Written instruction →
For each line below that contains the string "with", copy that line.

Input data →
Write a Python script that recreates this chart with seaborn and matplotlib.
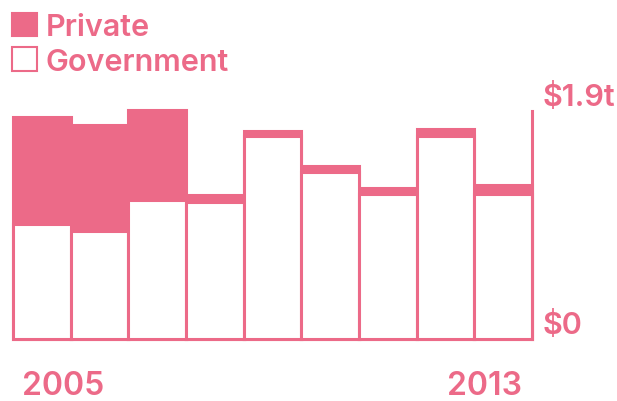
import numpy as np
import pandas as pd
import matplotlib
matplotlib.use('Agg')
import matplotlib.pyplot as plt
import seaborn as sns
from matplotlib.patches import Patch
import matplotlib.transforms as mtransforms

years = ['2005', '2006', '2007', '2008', '2009', '2010', '2011', '2012', '2013']
government = [0.96, 0.90, 1.16, 1.14, 1.69, 1.39, 1.21, 1.69, 1.21]
private = [0.89, 0.88, 0.75, 0.06, 0.04, 0.05, 0.05, 0.06, 0.07]

pink = '#EC6A88'

data = pd.DataFrame({'year': years, 'government': government, 'private': private})
data['total'] = data['government'] + data['private']

sns.set_style('white')
plt.rcParams['font.family'] = ['Inter', 'DejaVu Sans']
fw = 'semibold'
fs = 22

fig = plt.figure(figsize=(6.17, 4.02), dpi=100)
ax = fig.add_axes([0.0211, 0.1542, 0.8411, 0.597])

sns.barplot(data=data, x='year', y='total', color=pink, width=1.0,
            edgecolor=pink, linewidth=2.2, saturation=1, ax=ax)
sns.barplot(data=data, x='year', y='government', color='white', width=1.0,
            edgecolor=pink, linewidth=2.2, saturation=1, ax=ax)
for p in ax.patches:
    p.set_clip_on(False)

ax.set_xlim(-0.5, len(years) - 0.5)
ax.set_ylim(0, 2.0)
ax.set_xlabel('')
ax.set_ylabel('')

for s in ['top', 'left', 'bottom']:
    ax.spines[s].set_visible(False)
ax.spines['right'].set_color(pink)
ax.spines['right'].set_linewidth(2.2)
ax.spines['right'].set_bounds(0, 1.9)

ax.set_xticks([])
ax.set_yticks([])

# right-side value labels sitting on top of their levels
ytrans = mtransforms.blended_transform_factory(ax.transAxes, ax.transData)
ax.text(1.02, 1.9, '$1.9t', transform=ytrans, ha='left', va='bottom',
        fontsize=fs, color=pink, fontweight=fw)
ax.text(1.02, 0.0, '$0', transform=ytrans, ha='left', va='bottom',
        fontsize=fs, color=pink, fontweight=fw)

# year labels below the bars
ax.text(0.017, -0.128, years[0], transform=ax.transAxes, ha='left', va='top',
        fontsize=fs + 1, color=pink, fontweight=fw)
ax.text(0.98, -0.128, years[-1], transform=ax.transAxes, ha='right', va='top',
        fontsize=fs + 1, color=pink, fontweight=fw)

handles = [Patch(facecolor=pink, edgecolor=pink, linewidth=1.5, label='Private'),
           Patch(facecolor='white', edgecolor=pink, linewidth=1.5, label='Government')]
leg = fig.legend(handles=handles, loc='upper left', bbox_to_anchor=(0.02, 0.965),
                 frameon=False, handlelength=0.8, handleheight=0.8,
                 handletextpad=0.3, labelspacing=0.2, borderpad=0, borderaxespad=0,
                 prop={'size': fs, 'weight': fw})
for t in leg.get_texts():
    t.set_color(pink)

fig.savefig('out.png', dpi=100)
plt.close()
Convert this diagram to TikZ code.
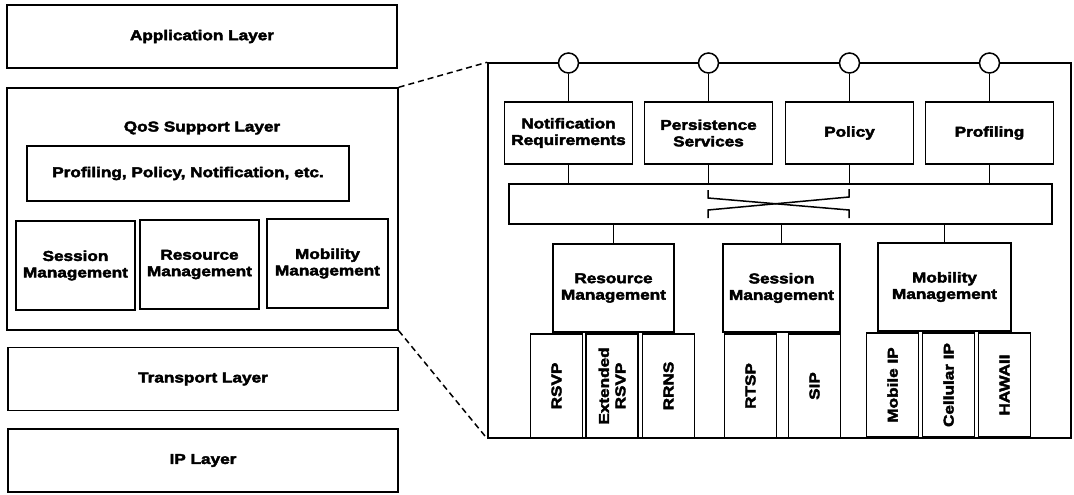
\documentclass[tikz,border=0pt]{standalone}
\usepackage{fontspec}
\setmainfont{Liberation Sans}[FakeStretch=1.2,BoldFeatures={FakeBold=3}]
\tikzset{
  txt/.style={align=center, font=\fontsize{14.3}{16.5}\selectfont\bfseries},
  blk/.style={txt, draw, line width=1.5pt},
  lyr/.style={blk, minimum width=390pt, minimum height=63pt},
  svc/.style={blk, minimum width=128pt, minimum height=62pt},
  mgr/.style={blk, minimum height=88pt},
  sub/.style={blk, rotate=90, minimum width=104pt, minimum height=52pt},
  plug/.style={draw, line width=1.5pt, circle, fill=white, minimum size=20pt, inner sep=0pt},
  wire/.style={line width=1.5pt}
}
\begin{document}
\begin{tikzpicture}[x=1pt,y=-1pt]
\useasboundingbox (0,0) rectangle (1074,495);
% protocol stack
\node[lyr] (app) at (202,36.5) {Application Layer};
\node[blk, minimum width=391pt, minimum height=242pt] (qos) at (202.5,209) {};
\node[txt] (qosT) at (202,128) {QoS Support Layer};
\node[blk, minimum width=322pt, minimum height=55pt] (ppn) at (188,173.5) {Profiling, Policy, Notification, etc.};
\node[blk, minimum width=119pt, minimum height=89pt] (ses) at (75.5,265.5) {Session\\Management};
\node[blk, minimum width=119pt, minimum height=89pt] (res) at (199.5,264.5) {Resource\\Management};
\node[blk, minimum width=121pt, minimum height=89pt] (mob) at (327.5,263.5) {Mobility\\Management};
\node[lyr] (tra) at (203,379) {Transport Layer};
\node[lyr] (ip) at (203,460.5) {IP Layer};
% detail of the QoS layer
\node[blk, minimum width=583pt, minimum height=375pt] (det) at (779.5,250.5) {};
\draw[wire, dash pattern=on 6pt off 4pt] (qos.north east) -- (det.north west);
\draw[wire, dash pattern=on 6pt off 4pt] (qos.south east) -- (det.south west);
\node[plug] (p1) at (568.5,63) {};
\node[plug] (p2) at (708.5,63) {};
\node[plug] (p3) at (849.5,63) {};
\node[plug] (p4) at (989.5,63) {};
\node[svc] (notif) at (568.5,133) {Notification\\Requirements};
\node[svc] (pers) at (708.5,133) {Persistence\\Services};
\node[svc] (pol) at (849.5,133) {Policy};
\node[svc] (prof) at (989.5,133) {Profiling};
\node[blk, minimum width=543pt, minimum height=40pt] (bus) at (780.5,204) {};
\foreach \s/\p in {notif/p1, pers/p2, pol/p3, prof/p4} {
  \draw[wire] (\p) -- (\s);
  \draw[wire] (\s.south) -- (\s.south |- bus.north);
}
\draw[wire] (708,190) -- (708,198) -- (849,210) -- (849,218);
\draw[wire] (849,189) -- (849,197) -- (708,210) -- (708,218);
\node[mgr, minimum width=121pt] (rm) at (613.5,288) {Resource\\Management};
\node[mgr, minimum width=117pt] (sm) at (781.5,288) {Session\\Management};
\node[mgr, minimum width=133pt] (mm) at (944.5,287) {Mobility\\Management};
\foreach \m in {rm, sm, mm}
  \draw[wire] (\m.north |- bus.south) -- (\m.north);
\node[sub] (rsvp) at (556.5,386) {RSVP};
\node[sub] (ersvp) at (612,386) {Extended\\RSVP};
\node[sub] (rrns) at (668.5,386) {RRNS};
\node[sub] (rtsp) at (750.5,386) {RTSP};
\node[sub] (sip) at (814.5,386) {SIP};
\node[sub] (mip) at (892.5,385) {Mobile IP};
\node[sub] (cip) at (948.5,385) {Cellular IP};
\node[sub] (haw) at (1004.5,385) {HAWAII};
\end{tikzpicture}
\end{document}
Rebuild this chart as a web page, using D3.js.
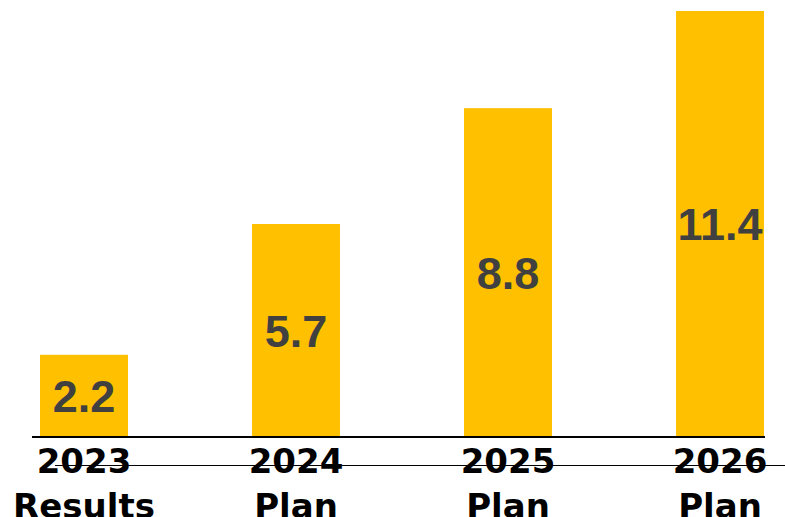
<!DOCTYPE html>
<html>
<head>
<meta charset="utf-8">
<script src="https://d3js.org/d3.v7.min.js"></script>
<style>
body { margin: 0; background: #fff; }
svg { display: block; }
</style>
</head>
<body>
<svg id="svg" width="785" height="517"></svg>
<script>
// chart data
let years = ["2023", "2024", "2025", "2026"];
let kinds = ["Results", "Plan", "Plan", "Plan"];
let values = [2.2, 5.7, 8.8, 11.4];

let barColor = "#FFC000";
let baseY = 437;

let svg = d3.select("#svg");

let x = d3.scaleBand()
  .domain(years)
  .range([40, 764])
  .paddingInner(0.585)
  .paddingOuter(0);

let y = d3.scaleLinear()
  .domain([0, 11.4])
  .range([baseY, 11]);

let data = years.map(function(d, i) {
  return { year: d, kind: kinds[i], value: values[i] };
});

// bars
svg.selectAll(".bar")
  .data(data)
  .enter().append("rect")
  .attr("class", "bar")
  .attr("x", function(d) { return x(d.year); })
  .attr("y", function(d) { return y(d.value); })
  .attr("width", x.bandwidth())
  .attr("height", function(d) { return baseY - y(d.value); })
  .attr("fill", barColor);

// value labels, centred inside each bar
svg.selectAll(".val")
  .data(data)
  .enter().append("text")
  .attr("class", "val")
  .attr("x", function(d) { return x(d.year) + x.bandwidth() / 2; })
  .attr("y", function(d) { return (y(d.value) + baseY) / 2 + 16; })
  .attr("text-anchor", "middle")
  .attr("font-family", "'Liberation Sans', Arial, sans-serif")
  .attr("font-weight", "bold")
  .attr("font-size", "45px")
  .attr("fill", "#404040")
  .text(function(d) { return d.value.toFixed(1); });

// baseline
svg.append("line")
  .attr("x1", 32).attr("x2", 765)
  .attr("y1", baseY).attr("y2", baseY)
  .attr("stroke", "#000")
  .attr("stroke-width", 2);

// category labels
let cat = svg.selectAll(".cat")
  .data(data)
  .enter().append("text")
  .attr("class", "cat")
  .attr("text-anchor", "middle")
  .attr("font-family", "'DejaVu Sans', Verdana, sans-serif")
  .attr("font-weight", "bold")
  .attr("font-size", "34px")
  .attr("fill", "#000");

cat.append("tspan")
  .attr("x", function(d) { return x(d.year) + x.bandwidth() / 2; })
  .attr("y", 473)
  .text(function(d) { return d.year; });

cat.append("tspan")
  .attr("x", function(d) { return x(d.year) + x.bandwidth() / 2; })
  .attr("y", 518)
  .text(function(d) { return d.kind; });

// thin line across the year labels
svg.append("line")
  .attr("x1", 55).attr("x2", 785)
  .attr("y1", 465.5).attr("y2", 465.5)
  .attr("stroke", "#000")
  .attr("stroke-width", 1);
</script>
</body>
</html>
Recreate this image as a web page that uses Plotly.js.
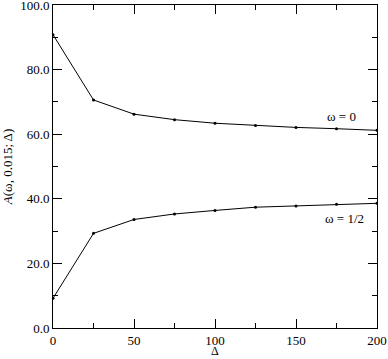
<!DOCTYPE html>
<html>
<head>
<meta charset="utf-8">
<script src="https://cdn.plot.ly/plotly-3.0.1.min.js"></script>
<style>html,body{margin:0;padding:0;background:#fff;}#chart{width:388px;height:359px;}</style>
</head>
<body>
<div id="chart"></div>
<script>
const delta = [0, 25, 50, 75, 100, 125, 150, 175, 200];
const omega0 = [90.8, 70.6, 66.2, 64.5, 63.4, 62.7, 62.1, 61.7, 61.2];
const omegaHalf = [9.2, 29.3, 33.6, 35.3, 36.4, 37.4, 37.8, 38.3, 38.6];
const seriesNames = ['ω = 0', 'ω = 1/2'];
const xTitle = 'Δ';
const yTitle = '<i>A</i>(ω, 0.015; Δ)';

const font = {family: '"Liberation Serif", "Times New Roman", Times, serif', size: 13, color: '#000'};
const lineStyle = {color: '#000', width: 1};
const markerStyle = {color: '#000', size: 3};

const traces = [
  {x: delta, y: omega0, name: seriesNames[0], mode: 'lines+markers', line: lineStyle, marker: markerStyle},
  {x: delta, y: omegaHalf, name: seriesNames[1], mode: 'lines+markers', line: lineStyle, marker: markerStyle}
];

const axisCommon = {
  showgrid: false, zeroline: false, showline: true, linecolor: '#000', linewidth: 1,
  mirror: 'allticks', ticks: 'inside', ticklen: 9, tickcolor: '#000', tickwidth: 1,
  tickfont: font, ticklabeloverflow: 'allow'
};

const layout = {
  width: 388, height: 359,
  margin: {l: 53, r: 11, t: 5, b: 31},
  paper_bgcolor: '#fff', plot_bgcolor: '#fff',
  showlegend: false,
  font: font,
  xaxis: Object.assign({}, axisCommon, {
    range: [0, 200], dtick: 50, tick0: 0,
    minor: {ticks: 'inside', ticklen: 5, dtick: 25, tickcolor: '#000', showgrid: false}
  }),
  yaxis: Object.assign({}, axisCommon, {
    range: [0, 100], dtick: 20, tick0: 0, tickformat: '.1f',
    minor: {ticks: 'inside', ticklen: 5, dtick: 10, tickcolor: '#000', showgrid: false},
    title: {text: yTitle, font: font, standoff: 4}
  }),
  annotations: [
    {x: 178, y: 65.6, xref: 'x', yref: 'y', text: seriesNames[0], showarrow: false, font: font},
    {x: 180, y: 33.9, xref: 'x', yref: 'y', text: seriesNames[1], showarrow: false, font: font},
    {x: 0.5, y: -0.072, xref: 'paper', yref: 'paper', yanchor: 'middle', text: xTitle, showarrow: false,
     font: Object.assign({}, font, {size: 12})}
  ]
};

Plotly.newPlot('chart', traces, layout, {displayModeBar: false, staticPlot: true});
</script>
</body>
</html>
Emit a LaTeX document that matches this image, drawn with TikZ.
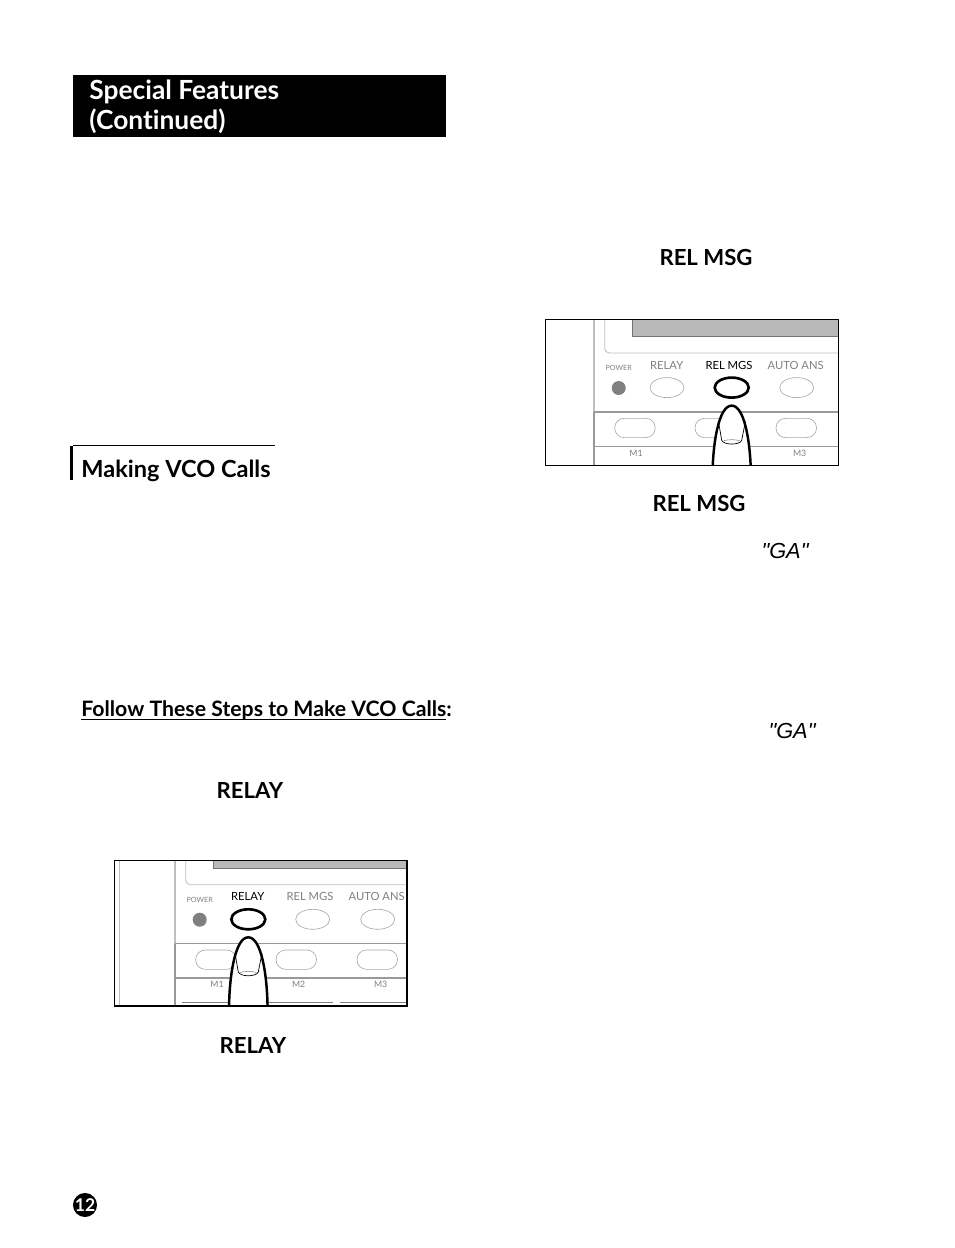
\documentclass[tikz,border=0pt]{standalone}
\usepackage{fontspec}
\usepackage{xcolor}
\usepackage{tikz}
\setmainfont{Lato}[Ligatures={TeX,NoCommon}]
\newfontfamily\gafont{Liberation Sans}
\usetikzlibrary{positioning}

\begin{document}
\begin{tikzpicture}[x=0.02cm,y=-0.02cm,
        headtext/.style={anchor=base west,inner sep=0pt,font=\fontsize{15}{15}\selectfont\bfseries},
        keyword/.style={anchor=base,inner sep=0pt,font=\fontsize{12.6}{12.6}\selectfont\bfseries},
        quoted/.style={anchor=base,inner sep=0pt,font=\fontsize{12.4}{12.4}\gafont\itshape},
        keylabel/.style={inner sep=0pt,font=\fontsize{6.4}{6.4}\selectfont},
        smalllabel/.style={inner sep=0pt,text=gray,font=\fontsize{4.1}{4.1}\selectfont},
        softkey/.style={draw=gray!70,line width=0.35pt,fill=white},
        panelline/.style={draw=gray!80,line width=0.6pt},
        pressed/.style={draw=black,line width=1.5pt,fill=white},
        fingerline/.style={draw=black,line width=1.4pt,fill=white}]
        \useasboundingbox (0,0) rectangle (954,1248);

        % Title bar
        \fill[black] (73,75) rectangle (446,137);
        \node[headtext,text=white] (title1) at (89,99.6) {Special Features};
        \node[headtext,text=white] (title2) at (89,129.5) {(Continued)};

        % Section heading
        \fill[black] (69.5,446) rectangle (73,480);
        \draw[black,line width=0.6pt] (73,445.7) -- (275,445.7);
        \node[headtext,font=\fontsize{13.4}{13.4}\selectfont\bfseries] (making) at (81,477) {Making VCO Calls};

        % Steps heading
        \node[anchor=base west,inner sep=0pt,font=\fontsize{12.1}{12.1}\selectfont\bfseries] (steps) at (81,716.5) {\underline{\smash{Follow These Steps to Make VCO Calls}}:};

        % Words in the text
        \node[keyword] (relmsg1) at (706,265) {REL MSG};
        \node[keyword] (relmsg2) at (699,511.5) {REL MSG};
        \node[quoted] (ga1) at (785,558) {"GA"};
        \node[quoted] (ga2) at (792,738) {"GA"};
        \node[keyword] (relay1) at (250,798.5) {RELAY};
        \node[keyword] (relay2) at (253,1053.5) {RELAY};

        % Both panels, same drawing with a shift
        \foreach \ox/\oy/\xa/\ya/\xb/\yb/\fx/\tag/\mtwo/\cola/\colb in {0/0/114.3/860.7/407/1006/248.3/a/M2/black/gray,
                419/-531.7/126.7/851/419.3/997/312.7/b//gray/black} {
            \begin{scope}[shift={(\ox,\oy)}]
                \begin{scope}
                    \clip (\xa,\ya) rectangle (\xb,\yb);
                    % Case and screen
                    \draw[gray!50,line width=0.6pt] (119.7,840) -- (119.7,1010);
                    \draw[gray!50,line width=0.8pt] (175,840) -- (175,943.7);
                    \draw[gray!50,line width=0.5pt,rounded corners=2.6pt] (185.7,840) -- (185.7,884.7) -- (430,884.7);
                    \fill[gray!55] (213,840) rectangle (430,868);
                    \draw[gray!90!black,line width=0.5pt] (213,840) -- (213,868) -- (430,868);

                    % Top row of keys
                    \node[smalllabel] (power\tag) at (199.7,900) {POWER};
                    \fill[gray] (199.7,919.7) circle (7);
                    \node[keylabel,text=\cola] (relay\tag) at (247.7,896.7) {RELAY};
                    \node[keylabel,text=\colb] (relmgs\tag) at (310,896.7) {REL MGS};
                    \node[keylabel,text=gray] (autoans\tag) at (376.7,896.7) {AUTO ANS};
                    \foreach \x in {248,312.7,377.7} {
                        \draw[softkey] (\x,919.3) ellipse (17 and 10);
                    }

                    % Memory keys
                    \draw[panelline] (175,943.7) -- (430,943.7);
                    \draw[gray!80,line width=1pt] (175,978.3) -- (430,978.3);
                    \draw[panelline] (175,943.7) -- (175,1010);
                    \foreach \x in {195.7,276,357} {
                        \draw[softkey,rounded corners=5.4pt] (\x,950) rectangle ++(40.5,19.3);
                    }
                    \node[smalllabel,font=\fontsize{5}{5}\selectfont] (mone\tag) at (217,984.7) {M1};
                    \node[smalllabel,font=\fontsize{5}{5}\selectfont] (mtwo\tag) at (298.7,984.7) {\mtwo};
                    \node[smalllabel,font=\fontsize{5}{5}\selectfont] (mthree\tag) at (380.7,984.7) {M3};
                    \draw[gray,line width=0.4pt] (182,1002.3) -- (250,1002.3);
                    \draw[gray,line width=0.4pt] (268,1002.3) -- (333,1002.3);
                    \draw[gray,line width=0.4pt] (340,1002.3) -- (430,1002.3);

                    % Pressed key and finger
                    \draw[pressed] (\fx,919.3) ellipse (17 and 10);
                    \draw[fingerline] (\fx-19.3,1012)
                        .. controls (\fx-19.3,975) and (\fx-13,937.3) .. (\fx,937.3)
                        .. controls (\fx+13,937.3) and (\fx+19.3,975) .. (\fx+19.3,1012);
                    \draw[black,line width=0.4pt] (\fx-13.3,953) -- (\fx-10,972)
                        .. controls (\fx-8,977) and (\fx+8,977) .. (\fx+10,972) -- (\fx+13.7,953);
                    \draw[gray,line width=0.3pt] (\fx-8,972.5) .. controls (\fx-4,971) and (\fx+4,971) .. (\fx+8,972.5);
                \end{scope}
                % Frame
                \draw[black,line width=0.6pt] (\xa,\ya) rectangle (\xb,\yb);
            \end{scope}
        }

        % Page number
        \node[circle,fill=black,text=white,minimum size=21*0.02cm,inner sep=0pt,font=\fontsize{10}{10}\selectfont\bfseries] (pagenum) at (85,1205) {12};
    \end{tikzpicture}
\end{document}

Solution for this problem →
Write a Python script that recreates this chart with seaborn and matplotlib.
Emit a LaTeX document that matches this image, drawn with TikZ.
        % Both panels, same drawing with a shift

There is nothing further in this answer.